Yesterday a man named Francisco Domingo, in Immokalee, Florida was charged with human trafficking. He is accused of holding teen girls hostage, making them pose for nude photos and forcing them to perform sex acts on video.

One sixteen year old victim’s account is horrifying — the girl was brought into the U.S. illegally from Guatemala in 2008. Authorities report she was held against her will, and that Domingo was taking the wages she received for working in the farm fields. This alone is extreme cruelty, in my opinion, but court documents further state that Domingo regularly forced the girl to have sex with several men while he videotaped it. The child victim testified that this happened several times a week.
http://www.nbc-2.com/Global/story.asp?S=12078782

The above story is an example of international trafficking. Let’s not ever forget the outrage of domestic trafficking, which is going on twenty-four hours a day, seven days a week in the U.S., in both urban and rural areas. Last month a story appeared in the Topeka, Kansas news: a child put too much information on her Facebook page and ended up being snatched by a 50-year-old man, trafficked to several cities and sold for sex, finally landing in Chicago, where she was turned out onto the streets and prostituted.
http://www.ktka.com/news/2010/feb/27/kansas-children-being-sold-sex-slaves/?topeka_news

In spite of all the progress we have made in educating the public about the violence and misery inflicted on victims of domestic sex trafficking, a number of stereotypes about the sex trade still prevail in the American psyche. There is nothing glamourous about being an “escort;” it’s dangerous, dehumanizing and incredibly stressful. Sex workers are preyed upon, threatened, often literally tortured by their pimps or handlers. The average age of entry into prostitution in the U.S. is thirteen, and a great majority of these children are vulnerable because they have been previously sexually abused or physically abused. This is not a “Pretty Woman” movie with a phony Cinderella ending. This is a vicious reality.

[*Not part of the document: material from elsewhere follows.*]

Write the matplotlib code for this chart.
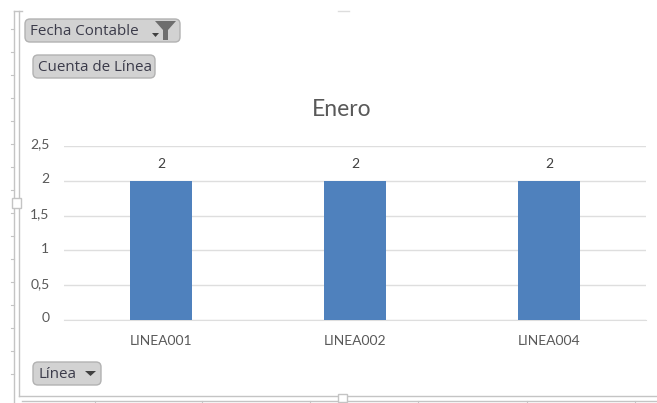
import matplotlib
matplotlib.use("Agg")
import matplotlib.pyplot as plt
from matplotlib.patches import FancyBboxPatch, Polygon, Rectangle

# Pivot chart data
categories = ["LINEA001", "LINEA002", "LINEA004"]
counts = [2, 2, 2]
y_ticks = [0, 0.5, 1, 1.5, 2, 2.5]
y_tick_labels = ["0", "0,5", "1", "1,5", "2", "2,5"]

W, H = 657, 403
TEXT = "#595959"
GRID = "#dedede"
BAR = "#4f81bd"
FRAME = "#c4c4c4"

plt.rcParams["font.family"] = ["Lato", "DejaVu Sans"]
fig = plt.figure(figsize=(W / 100, H / 100), dpi=100, facecolor="white")

# Plot area
ax = fig.add_axes([64 / W, 1 - 320 / H, 582 / W, 174 / H])
x = range(len(categories))
ax.bar(x, counts, width=0.315, color=BAR, zorder=3)
ax.set_xlim(-0.5, 2.5)
ax.set_ylim(0, 2.5)
ax.set_yticks(y_ticks, y_tick_labels)
ax.set_xticks(list(x), categories)
ax.tick_params(length=0, labelcolor=TEXT, labelsize=10)
ax.tick_params(axis="y", pad=10.5)
ax.tick_params(axis="x", pad=10.5)
for label in ax.get_yticklabels():
    label.set_y(0)
    label.set_verticalalignment("center")
    label.set_transform(label.get_transform()
                        + matplotlib.transforms.ScaledTranslation(0, 1.5 / 100, fig.dpi_scale_trans))
ax.grid(axis="y", color=GRID, lw=1, zorder=0)
for name, spine in ax.spines.items():
    spine.set_visible(name == "bottom")
ax.spines["bottom"].set_color(GRID)
for xi, v in zip(x, counts):
    ax.annotate(str(v), (xi, v), xytext=(0, 7.5), textcoords="offset points",
                ha="center", va="bottom", color="#404040", fontsize=10)
fig.text(341.5 / W, 1 - 109 / H, "Enero", ha="center", va="center",
         color=TEXT, fontsize=16.5)

# Overlay in pixel coordinates for the pivot field buttons and chart frame
ov = fig.add_axes([0, 0, 1, 1], zorder=5)
ov.set_xlim(0, W)
ov.set_ylim(H, 0)
ov.axis("off")
ov.patch.set_alpha(0)


def field_button(x0, y0, x1, y1, label, tx):
    ov.add_patch(FancyBboxPatch((x0 + 4, y0 + 4), x1 - x0 - 8, y1 - y0 - 8,
                                boxstyle="round,pad=4,rounding_size=5",
                                fc="#d2d2d2", ec="#b2b2b2", lw=1))
    ov.text(tx, (y0 + y1) / 2 + 1, label, ha="left", va="center",
            color="#3b3b4a", fontsize=10.9, family="Open Sans")


field_button(25, 19, 180, 42, "Fecha Contable", 30)
field_button(33, 55, 155, 78, "Cuenta de Línea", 38)
field_button(33, 362, 101, 385, "Línea", 38)

# Filter funnel and dropdown arrows
ov.add_patch(Polygon([(155, 21), (176, 21), (168, 30), (168, 40), (163, 40), (163, 30)],
                     closed=True, fc="#6e6e6e", ec="none"))
ov.add_patch(Polygon([(152, 33), (159, 33), (155.5, 37)], closed=True, fc="#404040", ec="none"))
ov.add_patch(Polygon([(85, 371), (96, 371), (90.5, 376)], closed=True, fc="#404040", ec="none"))

# Chart frame with ruler marks and selection handles
ov.plot([14, 14], [11, 403], color=FRAME, lw=1)
ov.plot([19, 19], [11, 396], color=FRAME, lw=1)
ov.plot([14, 22], [11, 11], color=FRAME, lw=1)
ov.plot([19, 657], [396, 396], color=FRAME, lw=1)
ov.plot([22, 657], [401, 401], color=FRAME, lw=1)
ov.plot([338, 349], [11, 11], color="#dddddd", lw=1)
for ry in range(29, 395, 23):
    ov.plot([11, 14], [ry, ry], color=FRAME, lw=0.8)
for rx in (95, 202, 310, 418, 527, 635):
    ov.plot([rx, rx], [401, 403], color=FRAME, lw=0.8)
ov.add_patch(Rectangle((12, 198), 9, 10, fc="white", ec=FRAME, lw=1, zorder=4))
ov.add_patch(Rectangle((338, 394), 9, 8, fc="white", ec=FRAME, lw=1, zorder=4))

fig.savefig("out.png", dpi=100)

One way to eradicate this problem is to approach it from the demand side – target the johns, the customers who solicit sex, and offer an education program to rehabilitate them, in this way reducing the demand and confounded the traffickers where it hurts them – financially. This has been done very successfully in the city of San Francisco, by an organization called SAGE – Standing Against Global Exploitation. This approach of SAGE’s really gets results, as compared to the old way of prosecuting the victims of commercial sexual exploitaiton and cycling them through the criminal justice system. Since its founding in 1995, SAGE project has saved the city of San Francisco 4.5 million dollars.
http://www.sagesf.org/

I am grateful that the U.S. Department of Justice and the FBI are giving human trafficking a high priority. And I am equally grateful for the numerous grass roots organizations formed by dedicated American citizens who are fighting to abolish modern day slavery.